Aryan Khan and seven others, however, will spend the night in NCB custody due to no COVID-19 report and because prison authorities do not admit inmates after 6 pm.

A picture of Aryan Khan being taken to court by an NCB official PTI
news Crime Thursday, October 07, 2021 - 19:33

Aryan Khan, son of Bollywood actor Shahrukh Khan, along with all the other accused in the narcotics case has been sent to judicial custody by a Mumbai court in the narcotics case. The court rejected the Narcotics Control Bureau’s (NCB) application for their custody. However, in the absence of the mandatory COVID-19 report and the rule that inmates will not be admitted after 6 pm, Aryan and others will be kept in the NCB office for the night.

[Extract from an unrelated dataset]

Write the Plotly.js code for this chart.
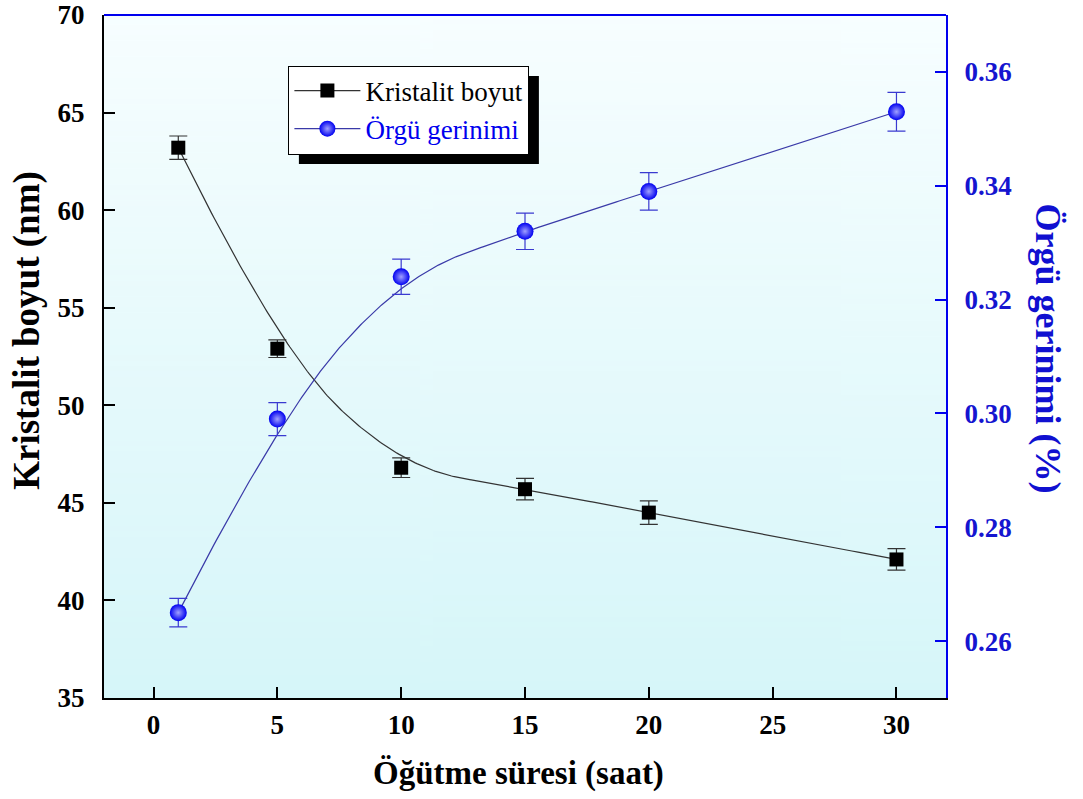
<!DOCTYPE html>
<html>
<head>
<meta charset="utf-8">
<script src="https://cdn.plot.ly/plotly-3.0.1.min.js"></script>
<style>html,body{margin:0;padding:0;background:#fff;}#chart{width:1083px;height:799px;}</style>
</head>
<body>
<div id="chart"></div>
<script>
// ---- data ----
const millingHours = [1, 5, 10, 15, 20, 30];
const crystalliteSize = [63.2, 52.9, 46.8, 45.7, 44.5, 42.1];
const crystalliteErr = [0.6, 0.45, 0.5, 0.55, 0.6, 0.55];
const latticeStrain = [0.265, 0.299, 0.324, 0.332, 0.339, 0.353];
const latticeStrainErr = [0.0025, 0.0029, 0.0031, 0.0032, 0.0033, 0.0034];
const xTicks = [0, 5, 10, 15, 20, 25, 30];
const yTicks = [35, 40, 45, 50, 55, 60, 65, 70];
const y2Ticks = [0.26, 0.28, 0.30, 0.32, 0.34, 0.36];
const seriesNames = ['Kristalit boyut', 'Örgü gerinimi'];
const xTitle = 'Öğütme süresi (saat)';
const yTitle = 'Kristalit boyut (nm)';
const y2Title = 'Örgü gerinimi (%)';

// clamped B-spline with the data points as control points (Origin "B-Spline" connection)
function bspline(xs, ys, p, samples) {
  const n = xs.length;
  const knots = [];
  for (let i = 0; i <= p; i++) knots.push(0);
  for (let i = 1; i < n - p; i++) knots.push(i);
  for (let i = 0; i <= p; i++) knots.push(n - p);
  const uMax = n - p;
  function N(i, k, u) {
    if (k === 0) {
      if (u >= uMax) return (knots[i] < uMax && knots[i + 1] === uMax) ? 1 : 0;
      return (knots[i] <= u && u < knots[i + 1]) ? 1 : 0;
    }
    let a = 0, b = 0;
    const d1 = knots[i + k] - knots[i], d2 = knots[i + k + 1] - knots[i + 1];
    if (d1 > 0) a = (u - knots[i]) / d1 * N(i, k - 1, u);
    if (d2 > 0) b = (knots[i + k + 1] - u) / d2 * N(i + 1, k - 1, u);
    return a + b;
  }
  const ox = [], oy = [];
  for (let s = 0; s <= samples; s++) {
    const u = uMax * s / samples;
    let X = 0, Y = 0;
    for (let i = 0; i < n; i++) { const w = N(i, p, u); X += w * xs[i]; Y += w * ys[i]; }
    ox.push(X); oy.push(Y);
  }
  return {x: ox, y: oy};
}

const c1 = bspline(millingHours, crystalliteSize, 2, 300);
const c2 = bspline(millingHours, latticeStrain, 2, 300);

const serif = 'Liberation Serif, Times New Roman, serif';
const blue = '#0000ee';

// gradient background image
const cv = document.createElement('canvas');
cv.width = 4; cv.height = 256;
const cx = cv.getContext('2d');
const gr = cx.createLinearGradient(0, 0, 0, 256);
gr.addColorStop(0, '#f7feff');
gr.addColorStop(1, '#d6f6f9');
cx.fillStyle = gr; cx.fillRect(0, 0, 4, 256);
const bgURL = cv.toDataURL();

const traces = [
  {x: c1.x, y: c1.y, mode: 'lines', line: {color: '#333333', width: 1.2}, showlegend: false, hoverinfo: 'skip'},
  {x: c2.x, y: c2.y, yaxis: 'y2', mode: 'lines', line: {color: '#3a3aa8', width: 1.2}, showlegend: false, hoverinfo: 'skip'},
  {x: millingHours, y: crystalliteSize, mode: 'markers', showlegend: false,
   marker: {symbol: 'square', size: 14, color: '#000000'},
   error_y: {type: 'data', array: crystalliteErr, visible: true, color: '#333333', thickness: 1.2, width: 9}},
  {x: millingHours, y: latticeStrain, yaxis: 'y2', mode: 'markers', showlegend: false,
   marker: {symbol: 'circle', size: 17, color: '#0000f0', gradient: {type: 'radial', color: '#a0a0ff'}},
   error_y: {type: 'data', array: latticeStrainErr, visible: true, color: '#3a3ad0', thickness: 1.2, width: 9}},
  // legend entries
  {x: [null], y: [null], mode: 'lines+markers', name: seriesNames[0],
   line: {color: '#333333', width: 1.2}, marker: {symbol: 'square', size: 14, color: '#000000'}},
  {x: [null], y: [null], yaxis: 'y2', mode: 'lines+markers', name: '<span style="color:#0000ee">' + seriesNames[1] + '</span>',
   line: {color: '#3a3aa8', width: 1.2}, marker: {symbol: 'circle', size: 16, color: '#0000f0', gradient: {type: 'radial', color: '#a0a0ff'}}}
];

const layout = {
  width: 1083, height: 799,
  margin: {l: 104, r: 137, t: 15, b: 101},
  paper_bgcolor: '#ffffff',
  plot_bgcolor: '#e8fbfd',
  showlegend: true,
  font: {family: serif, color: '#000'},
  xaxis: {
    range: [-2, 32], tickvals: xTicks, ticks: 'inside', ticklen: 11, tickwidth: 2, tickcolor: '#000',
    showline: true, linecolor: '#000', linewidth: 2, showgrid: false, zeroline: false,
    ticklabelstandoff: 2,
    tickfont: {family: serif, size: 27, weight: 'bold', color: '#000'}
  },
  yaxis: {
    range: [35, 70], tickvals: yTicks, ticks: 'inside', ticklen: 11, tickwidth: 2, tickcolor: '#000',
    showline: true, linecolor: '#000', linewidth: 2, showgrid: false, zeroline: false,
    ticklabelstandoff: 12,
    tickfont: {family: serif, size: 27, weight: 'bold', color: '#000'}
  },
  yaxis2: {
    overlaying: 'y', side: 'right', range: [0.25, 0.37], tickvals: y2Ticks, tickformat: '.2f',
    ticks: 'inside', ticklen: 11, tickwidth: 2, tickcolor: blue,
    showline: true, linecolor: blue, linewidth: 2, showgrid: false, zeroline: false,
    ticklabelstandoff: 11,
    tickfont: {family: serif, size: 27, weight: 'bold', color: '#1515d0'}
  },
  legend: {
    x: 0.219, y: 0.926, xanchor: 'left', yanchor: 'top',
    bgcolor: '#ffffff', bordercolor: '#000', borderwidth: 1,
    font: {family: serif, size: 27, color: '#000'},
    itemwidth: 66, tracegroupgap: 0
  },
  images: [{source: bgURL, xref: 'paper', yref: 'paper', x: 0, y: 1, sizex: 1, sizey: 1,
            sizing: 'stretch', layer: 'below'}],
  shapes: [
    {type: 'line', xref: 'paper', yref: 'paper', x0: 0, x1: 1, y0: 1, y1: 1, line: {color: blue, width: 2}, layer: 'above'}
  ],
  annotations: [
    {text: xTitle, xref: 'paper', yref: 'paper', x: 0.492, y: -0.11, xanchor: 'center', yanchor: 'middle', showarrow: false,
     font: {family: serif, size: 33, weight: 'bold', color: '#000'}},
    {text: yTitle, xref: 'paper', yref: 'paper', x: -0.0915, y: 0.539, xanchor: 'center', yanchor: 'middle', showarrow: false, textangle: -90,
     font: {family: serif, size: 37, weight: 'bold', color: '#000'}},
    {text: y2Title, xref: 'paper', yref: 'paper', x: 1.121, y: 0.512, xanchor: 'center', yanchor: 'middle', showarrow: false, textangle: 90,
     font: {family: serif, size: 36, weight: 'bold', color: '#1010d0'}}
  ]
};

Plotly.newPlot('chart', traces, layout, {displayModeBar: false, staticPlot: true}).then(function (gd) {
  const bg = gd.querySelector('.legend .bg');
  if (!bg) return;
  const r = bg.getBoundingClientRect();
  const g = gd.getBoundingClientRect();
  const sz = gd._fullLayout._size;
  const off = 10;
  const toX = px => (px - g.left - sz.l) / sz.w;
  const toY = py => 1 - (py - g.top - sz.t) / sz.h;
  const shadow = {type: 'rect', xref: 'paper', yref: 'paper',
    x0: toX(r.left + off), x1: toX(r.right + off), y0: toY(r.top + off), y1: toY(r.bottom + off),
    fillcolor: '#000', line: {width: 0}, layer: 'above'};
  Plotly.relayout(gd, {shapes: layout.shapes.concat([shadow])});
});
</script>
</body>
</html>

Since they have been sent to judicial custody, the legal counsel of Aryan Khan moved the court seeking interim bail on Friday. The magistrate will hear the interim bail application on Friday, October 8, at 11 am. Aryan Khan and seven others were produced before the court on Thursday, October 7. The NCB had sought custody of Aryan Khan and seven others until October 11. The prosecutor argued that custody of all the accused are needed to establish the entire gang operating, reported Live Law. 

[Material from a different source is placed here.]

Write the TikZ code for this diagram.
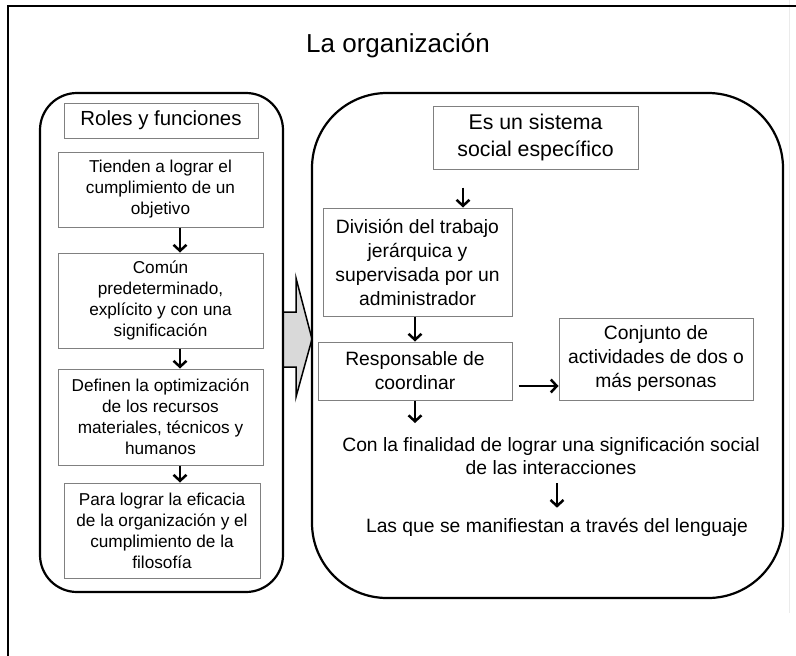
\documentclass[tikz,border=0pt]{standalone}
\usepackage{fontspec}
\setmainfont{Liberation Sans}
\usetikzlibrary{arrows.meta}
\begin{document}
\begin{tikzpicture}[x=1pt,y=-1pt,
  box/.style={draw=black!50, line width=1pt, align=center, inner sep=0pt, fill=white},
  lfont/.style={font=\fontsize{17.2}{21}\selectfont},
  rfont/.style={font=\fontsize{19.3}{24}\selectfont},
  plain/.style={align=center, inner sep=0pt, font=\fontsize{19.3}{23.2}\selectfont},
  cont/.style={draw=black, line width=2.2pt},
  arr/.style={line width=2.5pt, -{Straight Barb[length=6pt,width=13pt]}},
  bigarrow/.style={draw=black, line width=1.5pt, fill=black!15, line join=miter}
]
\useasboundingbox (0,0) rectangle (796,656);
\fill[white] (0,0) rectangle (796,656);
\draw[black!8, line width=1pt] (789,0) -- (789,613);
\draw[line width=2.2pt] (8,656) -- (8,6) -- (796,6);

% title
\node[inner sep=0pt, font=\fontsize{26}{31}\selectfont] (title) at (398,45.5) {La organización};

% block arrow between the containers
\draw[bigarrow] (283,312) -- (296,312) -- (296,278) -- (312,339) -- (296,397) -- (296,367) -- (283,367) -- cycle;

% containers
\node[cont, rounded corners=37pt, minimum width=243pt, minimum height=499pt] (lc) at (161.5,342.5) {};
\node[cont, rounded corners=75pt, minimum width=471pt, minimum height=505pt] (rc) at (547.5,345.5) {};

% left column
\node[box, minimum width=194pt, minimum height=35pt, font=\fontsize{20.4}{24}\selectfont] (roles) at (161,120.5) {Roles y funciones};
\node[box, lfont, minimum width=205pt, minimum height=75pt] (tienden) at (160.5,189.5) {Tienden a lograr el\\cumplimiento de un\\objetivo};
\node[box, lfont, minimum width=205pt, minimum height=95pt] (comun) at (160.5,300.5) {Común\\predeterminado,\\explícito y con una\\significación};
\node[box, lfont, minimum width=205pt, minimum height=96pt] (definen) at (160.5,417) {Definen la optimización\\de los recursos\\materiales, técnicos y\\humanos};
\node[box, lfont, minimum width=196pt, minimum height=95pt] (para) at (162,530.5) {Para lograr la eficacia\\de la organización y el\\cumplimiento de la\\filosofía};

\coordinate (la) at (180,0);
\draw[arr] (tienden.south -| la) -- (comun.north -| la);
\draw[arr] (comun.south -| la) -- (definen.north -| la);
\draw[arr] (definen.south -| la) -- (para.north -| la);

% right column
\node[box, minimum width=205pt, minimum height=63pt, font=\fontsize{21.3}{27}\selectfont] (es) at (535.5,137.5) {Es un sistema\\social específico};
\node[box, rfont, minimum width=189pt, minimum height=108pt] (div) at (417.5,262) {División del trabajo\\jerárquica y\\supervisada por un\\administrador};
\node[box, rfont, minimum width=194pt, minimum height=58pt] (resp) at (415,371) {Responsable de\\coordinar};
\node[box, rfont, minimum width=194pt, minimum height=82pt] (conj) at (656,359) {Conjunto de\\actividades de dos o\\más personas};
\node[plain] (fin) at (551,456) {Con la finalidad de lograr una significación social\\de las interacciones};
\node[plain] (las) at (557,527) {Las que se manifiestan a través del lenguaje};

\coordinate (ra) at (463,0);
\coordinate (rb) at (415,0);
\coordinate (rc) at (557,0);
\coordinate (ry) at (0,386);
\draw[arr, shorten <=18pt] (es.south -| ra) -- (div.north -| ra);
\draw[arr] (div.south -| rb) -- (resp.north -| rb);
\draw[arr, shorten >=14pt] (resp.south -| rb) -- (fin.north -| rb);
\draw[arr, shorten <=6pt] (resp.east |- ry) -- (conj.west |- ry);
\draw[arr, shorten <=8pt, shorten >=10pt] (fin.south -| rc) -- (las.north -| rc);
\end{tikzpicture}
\end{document}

The judge, hearing both sides of the arguments, said that custodial interrogation of Aryan Khan is not necessary. Appearing for Aryan Khan, advocate Satish Maneshinde said he was invited to the cruise ship to bring glamour to the event, but that he had no connection to the organisers. 

Pointing out that Aryan had agreed to one day’s remand on October 3, his counsel however argued that confrontation with the others arrested cannot be grounds for remand to custody. Maneshinde further argued that there were no drugs found on Aryan Khan and he was only interrogated on the basis of his chats, reported Bar and Bench. Furthermore, he can be confronted with Achit Kumar, another accused, even after being granted bail, said his counsel, who added that Aryan did not have any connection to the other arrested.  

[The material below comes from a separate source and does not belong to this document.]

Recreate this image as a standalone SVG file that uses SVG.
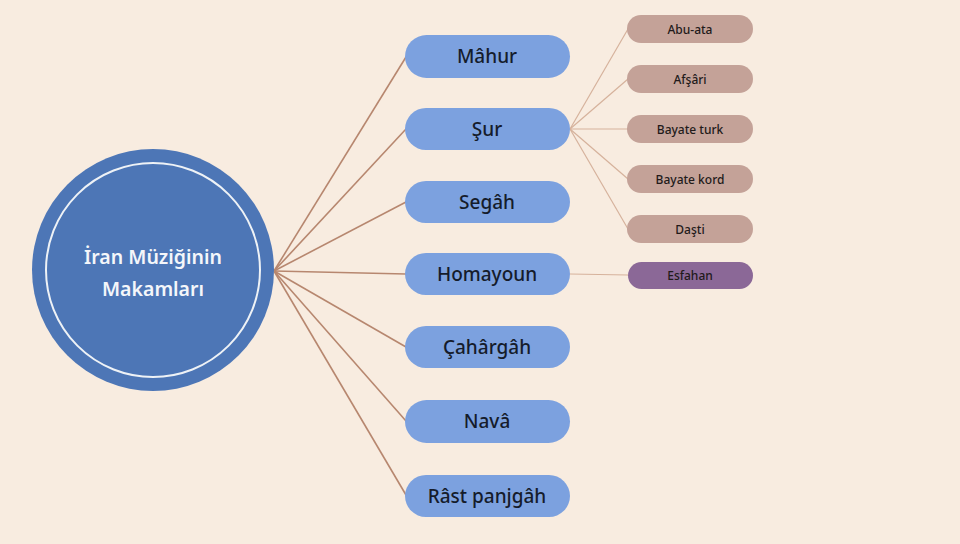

“Humble submission is that they keep saying that they have to reach the 'main accused.' He (Aryan) cannot be held hostage till they find the main accused,” said Maneshinde, as reported by Bar and Bench. 

Meanwhile, Achit Kumar, who allegedly supplied drugs to Aryan Khan, was remanded to custody until Saturday, October 9. His bail plea has been kept in abeyance till his custody. Achit Kumar was allegedly named by Aryan Khan and Arbaz Merchant. According to NCB, Achit Kumar is allegedly part of a ganja trafficking network and 2.6 grams of ganja had been recovered from him. However, Achit’s lawyer argued that the NCB was lying, that he is not part of any network, and he has only been charged with consumption.  

Aryan Khan and seven others were detained late Saturday, October 2 night by NCB sleuths after they raided a cruise ship on its way from Mumbai to Goa. According to the Narcotics Control Bureau, an `event' had been organised on the ship, where drugs were allegedly being consumed. The NCB team, led by its zonal director Sameer Wankhede, raided the Goa-bound ship on Saturday evening based on a tip-off that a party was scheduled onboard. 

The sleuths seized 13 grams of cocaine, five grams of MD, 21 grams of charas and 22 pills of ecstasy and Rs 1.33 lakh. The NCB has so far arrested 16 people since the raid on the ship on October 2. 

Besides Aryan Khan, the arrested are identified as Munmun Dhamecha, Arbaaz Merchant, Ismeet Singh, Mohak Jaswal, Gomit Chopra, Nupur Sarika, and Vikrant Chhokar,.

Aryan Khan has been booked under sections 27 (punishment for consumption of any narcotic drug or psychotropic substance), 8C (produce, manufacture, possess, sell or purchase of drugs) and other relevant provisions of the Narcotics Drugs and Psychotropic Substances Act (NDPS).

Aryan was denied bail on Monday and sent to custody until Thursday by a Mumbai court. However, in the absence of the mandatory COVID-19 report and the rule that inmates will not be admitted after 6 pm, Aryan and others will continue to be in the NCB custody until tomorrow, Friday, October 8.